Hormesis describes a biological pattern in which a low, mild dose of a stressor -- think heat, brief fasting, or exercise -- prompts the body to make protective adaptations, while that same stressor at a high dose is harmful. It is therefore not a case of 'more is better', but of a narrow zone of beneficial dosing. Research supports this principle across multiple types of stressors and in multiple types of organisms.

Exercise and fasting are the best-studied examples. Physical activity causes slight damage to muscle tissue and produces mild mitochondrial stress -- the cell's power plants are, in a sense, stimulated. This leads to recovery and strengthening: cells become more resilient. The same applies to intermittent fasting: the period without food activates stress-resistance mechanisms, in part through proteins involved in cell maintenance. Crucially, recovery is part of the process. Without sufficient recovery after the exertion or the fast, no benefit occurs -- only damage.

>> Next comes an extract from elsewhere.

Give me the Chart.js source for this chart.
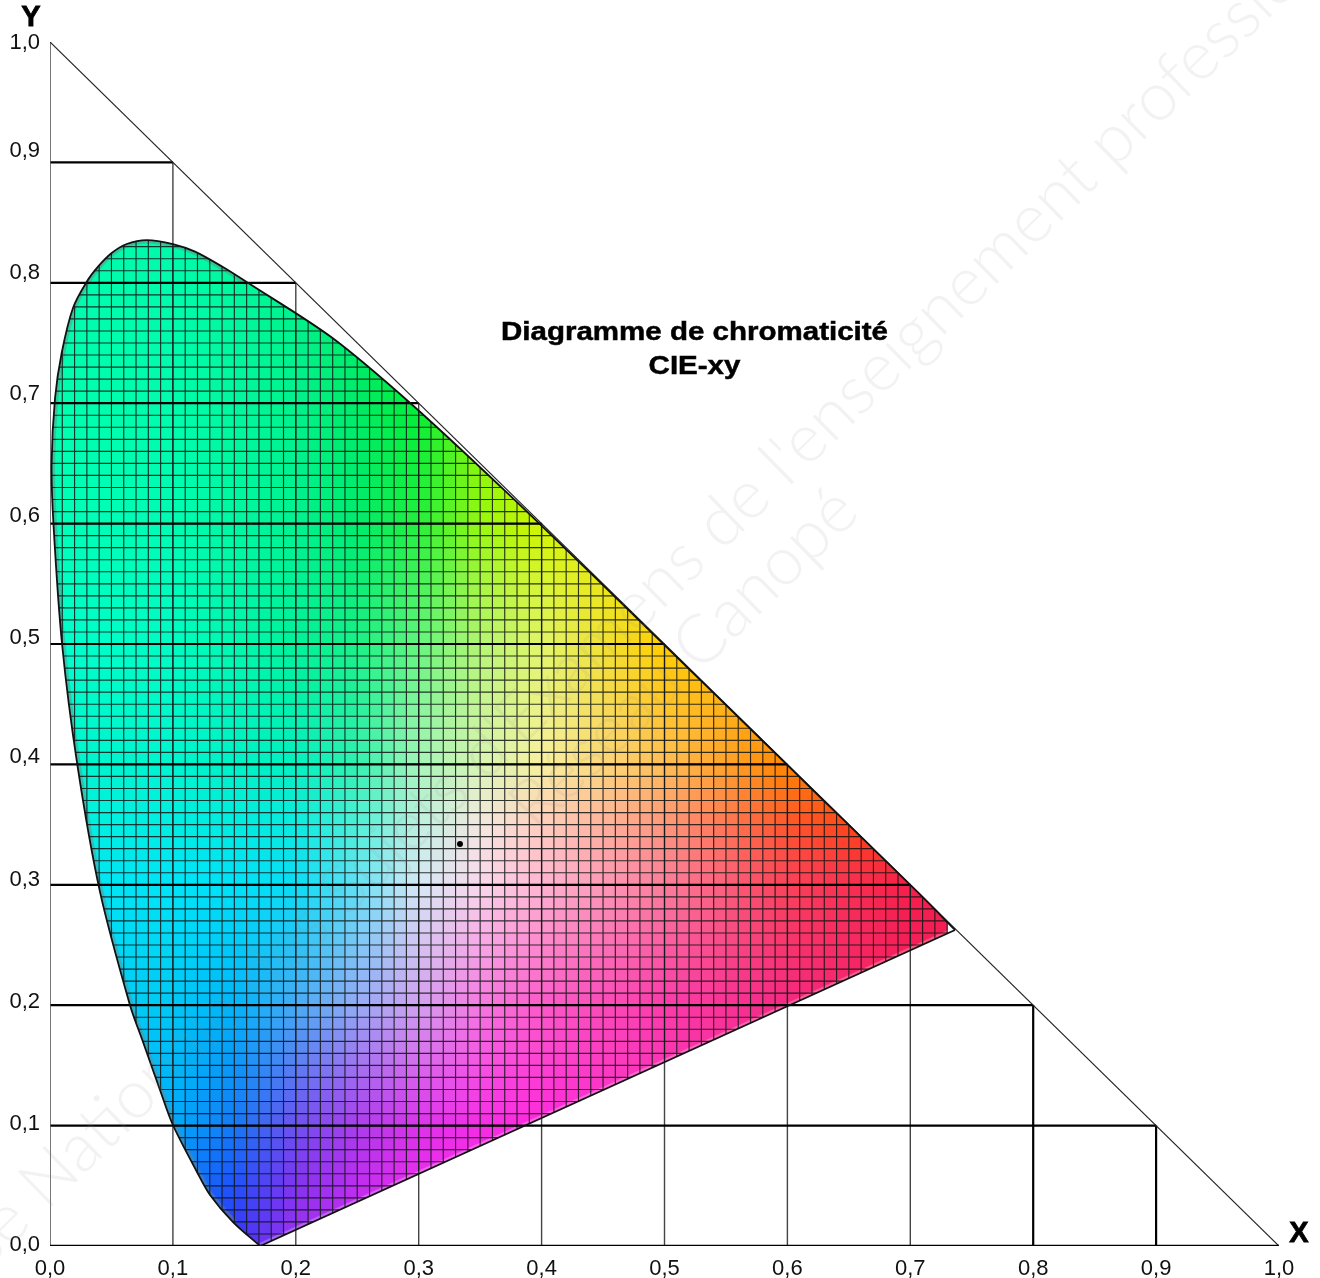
<!DOCTYPE html>
<html><head><meta charset="utf-8">
<style>html,body{margin:0;padding:0;background:#fff}canvas{display:block}</style>
<script src="https://cdn.jsdelivr.net/npm/chart.js@4"></script>
</head><body><canvas id="c" width="1320" height="1278"></canvas>
<script>
const tickValues=[0,0.1,0.2,0.3,0.4,0.5,0.6,0.7,0.8,0.9,1];
const tickLabels=['0,0','0,1','0,2','0,3','0,4','0,5','0,6','0,7','0,8','0,9','1,0'];
const locusX=[0.171,0.1489,0.1302,0.1196,0.100,0.0895,0.0757,0.0651,0.0405,0.0222,0.0098,0.0028,0.0013,0.0041,0.0095,0.0187,0.0299,0.0391,0.0502,0.0624,0.0787,0.1000,0.1180,0.1400,0.1610,0.2296,0.2960,0.3731,0.4441,0.5125,0.5752,0.6270,0.6658,0.7079,0.7364];
const locusY=[0,0.0199,0.0424,0.0615,0.1005,0.1296,0.1694,0.2000,0.2950,0.4000,0.5000,0.6000,0.6500,0.7043,0.7417,0.7791,0.8009,0.8134,0.8247,0.8322,0.8355,0.8322,0.8259,0.8135,0.8000,0.7543,0.6975,0.6245,0.5547,0.4866,0.4242,0.3725,0.3340,0.2920,0.2625];
const whitePoint=[0.3336,0.3339];
const gridStep=0.01;
// colours at these chromaticity nodes
const colorXs=[0,0.1,0.15,0.2,0.25,0.3,0.35,0.4,0.5,0.6,0.7,0.8];
const colorYs=[0,0.05,0.1,0.2,0.3,0.35,0.4,0.5,0.6,0.7,0.85];
const colorRows=[
[[0,170,250],[20,100,250],[60,50,245],[160,50,240],[210,45,240],[240,45,235],[250,40,230],[255,40,220],[250,40,190],[250,40,150],[245,30,110],[245,30,110]],
[[0,175,250],[10,130,250],[30,80,250],[130,50,240],[190,45,240],[235,45,235],[250,40,230],[255,40,220],[250,40,190],[250,40,150],[245,30,100],[245,30,100]],
[[0,195,250],[0,170,250],[20,120,245],[110,80,240],[170,60,235],[220,50,235],[245,45,230],[255,40,220],[250,45,190],[250,40,150],[245,30,100],[245,30,100]],
[[0,210,245],[0,200,245],[0,180,250],[70,170,245],[150,170,245],[210,160,240],[245,120,225],[250,90,200],[250,60,170],[245,40,130],[245,30,100],[245,30,100]],
[[0,230,240],[0,228,248],[0,225,248],[10,220,245],[100,225,245],[215,232,245],[250,215,235],[255,180,210],[250,125,155],[250,65,90],[245,30,75],[245,30,75]],
[[0,240,225],[0,238,228],[0,236,225],[10,235,225],[80,240,215],[190,240,225],[245,232,225],[255,205,190],[255,150,125],[255,85,45],[255,55,5],[255,55,5]],
[[0,245,205],[0,245,208],[0,242,198],[5,240,192],[50,240,175],[165,245,185],[215,245,180],[248,240,160],[255,190,85],[255,135,0],[255,100,0],[255,100,0]],
[[0,255,205],[0,252,195],[0,248,175],[0,242,155],[25,240,135],[100,245,125],[180,245,115],[225,245,105],[255,205,0],[255,175,0],[255,175,0],[255,175,0]],
[[0,255,185],[0,252,180],[0,248,162],[0,242,145],[0,235,110],[35,240,60],[150,248,15],[210,245,0],[245,232,0],[245,232,0],[245,232,0],[245,232,0]],
[[0,255,175],[0,252,172],[0,248,158],[0,242,140],[0,235,105],[0,238,55],[130,245,10],[190,245,0],[190,245,0],[190,245,0],[190,245,0],[190,245,0]],
[[0,250,175],[0,250,172],[0,248,158],[0,242,140],[0,235,105],[0,238,55],[130,245,10],[190,245,0],[190,245,0],[190,245,0],[190,245,0],[190,245,0]]
];

const poly=locusX.map((x,i)=>[x,locusY[i]]);
function inside(x,y){let c=false;for(let i=0,j=poly.length-1;i<poly.length;j=i++){const [xi,yi]=poly[i],[xj,yj]=poly[j];if((yi>y)!==(yj>y)&&x<(xj-xi)*(y-yi)/(yj-yi)+xi)c=!c;}return c;}
function seg(a,v){let i=0;while(i<a.length-2&&v>a[i+1])i++;return [i,Math.min(1,Math.max(0,(v-a[i])/(a[i+1]-a[i])))];}
function cellColor(x,y){
  const [i,u]=seg(colorXs,x),[j,v]=seg(colorYs,y);
  const r=colorRows[j],s=colorRows[j+1],out=[0,1,2].map(k=>Math.round((r[i][k]*(1-u)+r[i+1][k]*u)*(1-v)+(s[i][k]*(1-u)+s[i+1][k]*u)*v));
  return `rgb(${out[0]},${out[1]},${out[2]})`;
}
const cells=[],cellColors=[];
for(let i=0;i<76;i++)for(let j=0;j<85;j++){
  const x0=i*gridStep,y0=j*gridStep,x1=x0+gridStep,y1=y0+gridStep;
  const m=0.006;
  if(inside(x0-m,y0-m)||inside(x1+m,y0-m)||inside(x0-m,y1+m)||inside(x1+m,y1+m)||inside((x0+x1)/2,(y0+y1)/2)){
    const cx=(x0+x1)/2,cy=(y0+y1)/2;cells.push({x:cx,y:cy});cellColors.push(cellColor(cx,cy));
  }
}
const fine=[];
for(let i=1;i<76;i++){fine.push({x:i*gridStep,y:0},{x:i*gridStep,y:0.85},{x:NaN,y:NaN});}
for(let j=1;j<85;j++){fine.push({x:0,y:j*gridStep},{x:0.76,y:j*gridStep},{x:NaN,y:NaN});}
const horiz=[];
for(let k=1;k<=9;k++){horiz.push({x:0,y:tickValues[k]},{x:1-tickValues[k],y:tickValues[k]},{x:NaN,y:NaN});}
const vertThin=[];
for(let k=1;k<=7;k++){vertThin.push({x:tickValues[k],y:0},{x:tickValues[k],y:1-tickValues[k]},{x:NaN,y:NaN});}
const vertThick=[];
for(let k=8;k<=9;k++){vertThick.push({x:tickValues[k],y:0},{x:tickValues[k],y:1-tickValues[k]},{x:NaN,y:NaN});}
const locusLine=poly.map(p=>({x:p[0],y:p[1]}));
const purpleLine=[locusLine[locusLine.length-1],locusLine[0]];
const rim=locusLine.slice(1,25);

const base={showLine:true,pointRadius:0,fill:false,tension:0,spanGaps:false};
const yLabelShift=[-1,-2,-3,-5,-7,-6,-8,-9,-10,-11,1];
const LOCUS_INDEX=1;

const clipPlugin={id:'locusClip',
  beforeDatasetDraw(chart,a){
    if(!chart.data.datasets[a.index].clipToLocus)return;
    const ctx=chart.ctx,line=chart.getDatasetMeta(LOCUS_INDEX).dataset;
    line.updateControlPoints(chart.chartArea,'x');
    ctx.save();ctx.beginPath();line.path(ctx);ctx.closePath();ctx.clip();
  },
  afterDatasetDraw(chart,a){ if(chart.data.datasets[a.index].clipToLocus)chart.ctx.restore(); }
};
const textPlugin={id:'texts',
  beforeDraw(chart){
    const items=chart.scales.y.getLabelItems();
    if(!items._shifted){items.forEach((it,i)=>{it.options.translation[1]+=yLabelShift[i];});items._shifted=true;}
  },
  afterDraw(chart){
    const ctx=chart.ctx;ctx.save();
    ctx.fillStyle='#000';ctx.strokeStyle='#000';ctx.lineWidth=0.5;ctx.textAlign='center';ctx.textBaseline='middle';
    ctx.save();ctx.translate(694.5,0);ctx.scale(1.135,1);
    ctx.font='bold 26px "Liberation Sans"';
    ctx.fillText('Diagramme de chromaticité',0,333);ctx.strokeText('Diagramme de chromaticité',0,333);
    ctx.fillText('CIE-xy',0,367);ctx.strokeText('CIE-xy',0,367);
    ctx.restore();
    ctx.font='bold 29px "Liberation Sans"';ctx.lineWidth=0.8;
    ctx.fillText('Y',31,18);ctx.strokeText('Y',31,18);
    ctx.fillText('X',1299,1234);ctx.strokeText('X',1299,1234);
    ctx.restore();
    ctx.save();
    ctx.fillStyle='rgba(150,150,150,0.12)';ctx.textBaseline='alphabetic';
    ctx.font='300 68px Lato';
    const rot=-44.3*Math.PI/180;
    ctx.save();ctx.translate(722,552);ctx.rotate(rot);ctx.textAlign='left';
    ctx.fillText("Base Nationale des Sujets d'Examens de l'enseignement professionnel",-ctx.measureText("Base Nationale des Sujets d'Examens ").width,0);
    ctx.restore();
    ctx.save();ctx.translate(862,515);ctx.rotate(rot);ctx.textAlign='right';
    ctx.fillText('Réseau Canopé',0,0);
    ctx.restore();
    ctx.restore();
  }
};
new Chart(document.getElementById('c'),{
  type:'scatter',
  data:{datasets:[
    {label:'Point blanc',data:[{x:whitePoint[0],y:whitePoint[1]}],pointRadius:3,pointBackgroundColor:'#000',pointBorderWidth:0,order:0},
    {...base,label:'Locus',data:locusLine,borderColor:'#111',borderWidth:1.8,tension:0.3,order:1},
    {...base,label:'Droite des pourpres',data:purpleLine,borderColor:'#111',borderWidth:1.8,order:1},
    {...base,label:'Axe X',data:[{x:0,y:0},{x:1,y:0}],borderColor:'#000',borderWidth:2.4,order:2},
    {...base,label:'Hypoténuse',data:[{x:0,y:1},{x:1,y:0}],borderColor:'#222',borderWidth:1.2,order:2},
    {...base,label:'Axe Y',data:[{x:0,y:0},{x:0,y:1}],borderColor:'#555',borderWidth:1.6,order:2},
    {...base,label:'Majeures H',data:horiz,borderColor:'#000',borderWidth:2.2,order:3},
    {...base,label:'Majeures V fines',data:vertThin,borderColor:'#444',borderWidth:1.4,order:5.5},
    {...base,label:'Majeures V',data:vertThick,borderColor:'#000',borderWidth:2.2,order:5.5},
    {...base,label:'Grille',data:fine,borderColor:'rgba(15,20,20,0.85)',borderWidth:1.15,clipToLocus:true,order:4},
    {...base,label:'Bord',data:rim,tension:0.3,borderColor:'rgba(110,130,130,0.45)',borderWidth:7,clipToLocus:true,order:4.5},
    {...base,label:'Bord bas',data:purpleLine,borderColor:'rgba(255,255,255,0.25)',borderWidth:6,clipToLocus:true,order:4.5},
    {label:'Cellules',data:cells,pointStyle:'rect',pointRadius:9.2,pointBorderWidth:0,pointBackgroundColor:cellColors,clipToLocus:true,order:7}
  ]},
  options:{
    responsive:false,animation:false,events:[],
    layout:{padding:{left:0,top:42,right:41,bottom:0}},
    plugins:{legend:{display:false},tooltip:{enabled:false},title:{display:false}},
    scales:{
      x:{type:'linear',min:0,max:1,grid:{display:false,drawTicks:false},border:{display:false},
        afterFit(s){s.height=32;},
        ticks:{stepSize:0.1,autoSkip:false,maxRotation:0,padding:10,color:'#111',font:{family:'Liberation Sans',size:22},callback:(v,i)=>tickLabels[i]}},
      y:{type:'linear',min:0,max:1,grid:{display:false,drawTicks:false},border:{display:false},
        afterFit(s){s.width=50;},
        ticks:{stepSize:0.1,autoSkip:false,maxRotation:0,padding:10,color:'#111',font:{family:'Liberation Sans',size:22},callback:(v,i)=>tickLabels[i]}}
    }
  },
  plugins:[clipPlugin,textPlugin]
});
</script></body></html>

Regular sauna use (temperatures of 45 to 100 degrees Celsius) is another example of heat stress as a hormesis trigger. Large observational cohort studies found a dose-dependent association between frequency of sauna use and a reduced risk of disease and mortality. This is an association, not a proven causal relationship, but the biological responses -- such as neuroendocrine and cardiovascular adaptation -- align well with the hormesis model.

Plant-derived compounds such as sulforaphane (from broccoli), curcumin (from turmeric), and resveratrol activate protective enzyme systems in cells at low doses. Notably, plants produce these compounds precisely as a defence against herbivory; at high doses they are toxic to humans. The evidence that they do anything beneficial in humans at common, low doses is preliminary and promising, but optimal dosing has not yet been established.

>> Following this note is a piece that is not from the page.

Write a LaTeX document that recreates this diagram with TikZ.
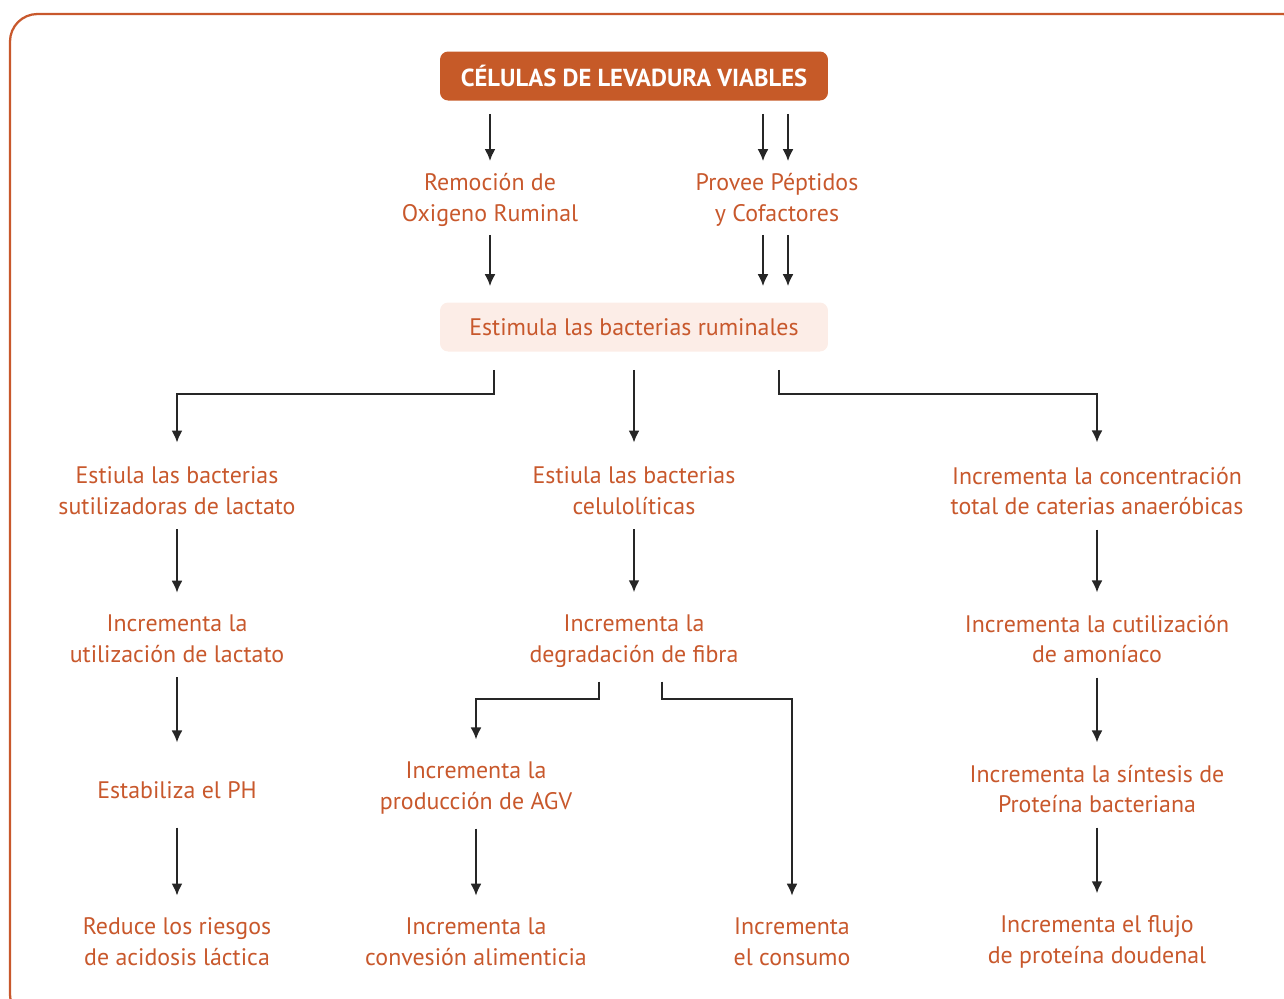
\documentclass[tikz,border=0pt]{standalone}
\usepackage{fontspec}
\setmainfont{PT Sans}
\usetikzlibrary{arrows.meta,positioning,calc}
\definecolor{levorange}{HTML}{C8582C}
\definecolor{levbox}{HTML}{C65A28}
\definecolor{levpink}{HTML}{FCEDE7}
\tikzset{
  txt/.style={text=levorange, align=center, inner xsep=0pt, inner ysep=0.16cm,
    font=\fontsize{13.6}{17.6}\selectfont},
  titbox/.style={fill=levbox, text=white, rounded corners=0.16cm, minimum width=7.76cm,
    minimum height=0.98cm, font=\fontsize{14}{18}\selectfont\bfseries},
  stimbox/.style={fill=levpink, text=levorange, rounded corners=0.16cm, minimum width=7.76cm,
    minimum height=0.98cm, font=\fontsize{13.6}{18}\selectfont},
  arr/.style={-{Latex[length=0.24cm,width=0.22cm]}, line width=0.04cm, black!85,
    shorten <=0.12cm, shorten >=0.28cm},
}
\begin{document}
\begin{tikzpicture}[x=0.02cm,y=-0.02cm]
  \useasboundingbox (0,0) rectangle (1284,998);
  \clip (0,0) rectangle (1284,998);
  % frame
  \draw[levorange, line width=0.045cm, rounded corners=0.55cm] (10,14) rectangle (1310,1022);

  % top part
  \node[titbox] (tit) at (634,76) {CÉLULAS DE LEVADURA VIABLES};
  \node[txt] (rem) at (490,200) {Remoción de\\Oxigeno Ruminal};
  \node[txt] (prov) at (777,200) {Provee Péptidos\\y Cofactores};
  \node[stimbox] (stim) at (634,327) {Estimula las bacterias ruminales};

  % row 2
  \node[txt] (lac) at (177,491) {Estiula las bacterias\\sutilizadoras de lactato};
  \node[txt] (cel) at (634,491) {Estiula las bacterias\\celulolíticas};
  \node[txt] (tot) at (1097,491) {Incrementa la concentración\\total de caterias anaeróbicas};

  % row 3
  \node[txt] (ulac) at (177,639) {Incrementa la\\utilización de lactato};
  \node[txt] (fib) at (634,641) {Incrementa la\\degradación de fibra};
  \node[txt] (amo) at (1097,639) {Incrementa la cutilización\\de amoníaco};

  % row 4
  \node[txt] (ph) at (177,790) {Estabiliza el PH};
  \node[txt] (agv) at (476,788) {Incrementa la\\producción de AGV};
  \node[txt] (sint) at (1097,789) {Incrementa la síntesis de\\Proteína bacteriana};

  % row 5
  \node[txt] (ries) at (177,942) {Reduce los riesgos\\de acidosis láctica};
  \node[txt] (conv) at (476,942) {Incrementa la\\convesión alimenticia};
  \node[txt] (cons) at (792,942) {Incrementa\\el consumo};
  \node[txt] (flujo) at (1097,942) {Incrementa el flujo\\de proteína doudenal};

  % arrows from the title
  \coordinate (pl) at ($(prov.north)+(-14,0)$);
  \coordinate (pr) at ($(prov.north)+(11,0)$);
  \coordinate (ql) at ($(prov.south)+(-14,0)$);
  \coordinate (qr) at ($(prov.south)+(11,0)$);
  \draw[arr, shorten <=0.26cm, shorten >=0.08cm] (rem |- tit.south) -- (rem.north);
  \draw[arr, shorten <=0.26cm, shorten >=0.08cm] (pl |- tit.south) -- (pl);
  \draw[arr, shorten <=0.26cm, shorten >=0.08cm] (pr |- tit.south) -- (pr);
  \draw[arr, shorten <=0pt, shorten >=0.32cm] (rem.south) -- (rem |- stim.north);
  \draw[arr, shorten <=0pt, shorten >=0.32cm] (ql) -- (ql |- stim.north);
  \draw[arr, shorten <=0pt, shorten >=0.32cm] (qr) -- (qr |- stim.north);

  % split below the stim box
  \coordinate (sl) at ($(stim.south)+(-140,0)$);
  \coordinate (sr) at ($(stim.south)+(145,0)$);
  \draw[arr, shorten <=0.36cm, shorten >=0.32cm] (sl) -- ++(0,42) -| (lac.north);
  \draw[arr, shorten <=0.36cm, shorten >=0.32cm] (stim.south) -- (cel.north);
  \draw[arr, shorten <=0.36cm, shorten >=0.32cm] (sr) -- ++(0,42) -| (tot.north);

  % left column
  \draw[arr] (lac.south) -- (ulac.north);
  \draw[arr] (ulac.south) -- (ulac.south |- sint.north);
  \draw[arr] (ph |- sint.south) -- (ph |- ries.north);

  % middle column
  \draw[arr] (cel.south) -- (fib.north);
  \coordinate (fl) at ($(fib.south)+(-35,0)$);
  \coordinate (fr) at ($(fib.south)+(28,0)$);
  \draw[arr] (fl) -- ++(0,23) -| (agv.north);
  \draw[arr] (fr) -- ++(0,23) -| (cons.north);
  \draw[arr] (agv.south) -- (conv.north);

  % right column
  \draw[arr] (tot.south) -- (amo.north);
  \draw[arr] (amo.south) -- (sint.north);
  \draw[arr] (sint.south) -- (flujo.north);
\end{tikzpicture}
\end{document}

A specific form is called mitohormesis: a small amount of stress to the mitochondria -- for example via certain plant compounds or exercise -- leads to protective responses that extended lifespan in animal models ranging from worms to mammals. Whether this works equally strongly in humans is still unknown; human evidence is limited. The same applies to mild oxygen deprivation (hypoxic conditioning), which is being investigated in heart and brain conditions, but where the correct dosing is far from settled and incorrect application can be dangerous.

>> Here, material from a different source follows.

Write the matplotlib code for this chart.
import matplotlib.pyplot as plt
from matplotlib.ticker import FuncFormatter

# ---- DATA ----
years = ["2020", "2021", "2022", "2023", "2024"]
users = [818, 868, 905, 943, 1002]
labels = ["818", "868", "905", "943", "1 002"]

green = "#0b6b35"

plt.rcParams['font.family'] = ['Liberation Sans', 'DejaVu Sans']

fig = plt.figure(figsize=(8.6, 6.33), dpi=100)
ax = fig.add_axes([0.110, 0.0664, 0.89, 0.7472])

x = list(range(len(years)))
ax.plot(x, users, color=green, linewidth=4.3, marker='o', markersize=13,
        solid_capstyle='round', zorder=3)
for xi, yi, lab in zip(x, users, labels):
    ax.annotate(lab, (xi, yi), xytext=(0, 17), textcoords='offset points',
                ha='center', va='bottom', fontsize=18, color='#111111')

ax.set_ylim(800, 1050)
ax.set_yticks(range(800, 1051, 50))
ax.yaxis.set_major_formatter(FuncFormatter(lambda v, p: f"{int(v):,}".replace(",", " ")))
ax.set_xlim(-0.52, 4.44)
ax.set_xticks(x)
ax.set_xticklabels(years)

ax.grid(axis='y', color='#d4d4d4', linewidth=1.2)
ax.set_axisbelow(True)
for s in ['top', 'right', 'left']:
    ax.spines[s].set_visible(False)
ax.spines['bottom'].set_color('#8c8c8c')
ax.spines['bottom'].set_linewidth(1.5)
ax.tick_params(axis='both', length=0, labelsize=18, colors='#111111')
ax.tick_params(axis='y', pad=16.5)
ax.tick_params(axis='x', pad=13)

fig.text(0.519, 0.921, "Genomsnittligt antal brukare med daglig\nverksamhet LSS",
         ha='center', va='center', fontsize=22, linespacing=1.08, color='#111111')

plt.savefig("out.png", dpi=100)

The most important safety point is the inverted U-shape of hormesis. Overtraining, excessively prolonged fasting, or high doses of phytochemicals exceed the biological threshold within which the body can adapt, and at that point become harmful. Multiple sources state this explicitly. More, harder, or higher doses are therefore not synonymous with greater benefit; the principle only works within a limited margin that is not the same for everyone.

The evidence
8 studies

Evidence is based on multiple human observational studies (sauna), animal and mechanistic research (mitohormesis, MOTS-c), and a combination of animal and limited human research (caloric restriction, phytonutrients). No large randomised trials directly testing the broad concept of hormesis in humans.